Majestic Gives Away A Million – A Majestic Million!

By Steve Pitchford December 25, 2011

As it is Christmas Day, Majestic SEO is releasing data on the top one million websites in a Creative Commons sharealike license, downloadable CSV file, allowing web users to create derived works and research  (subject to attribution). The files are available at the end of this post.

Majestic SEO launched Majestic Million on May the 19th, and it has caused ripples of interest from time to time, and has found a nice niche to power Buzz League Tables.

 

We have altered the algorithms behind Majestic Millions, generating the list on the Referring C-subnet count rather than the Domain Count. This has resulted in a shift of the top ten, with an increase in the number of well known domains in the Majestic Million.

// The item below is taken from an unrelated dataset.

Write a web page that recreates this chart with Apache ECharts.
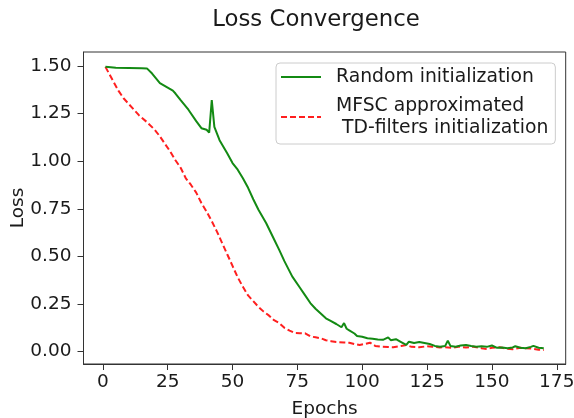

Today though, we thought we would do something different. Majestic has had a long history of making our data publicly accessible, and we would like to think that it has bought us a certain amount of goodwill in the wider internet community. So we have a surprise gift for the internet analytic community ( and who knows – perhaps some statisticians also ) and are making a snapshot of the entire Majestic Million List available to download.

As a sanity check, we ran a couple of plots using the Statistical Computing package “R”:

A graph of referring C-subnet count against Majestic Million Rank:

 

Again, but just for the top 250:

And a Graph of the referring IP Address count against the C-subnet count:

We would love to hear about any conclusions you come to using the data – so what are you awaiting for – Downloadable in Excel or TXT below:

[ download Excel file here  NB: 1,000,000 records in an Excel file is 60 MB. You need a modern version of Excel. Save to Disk first]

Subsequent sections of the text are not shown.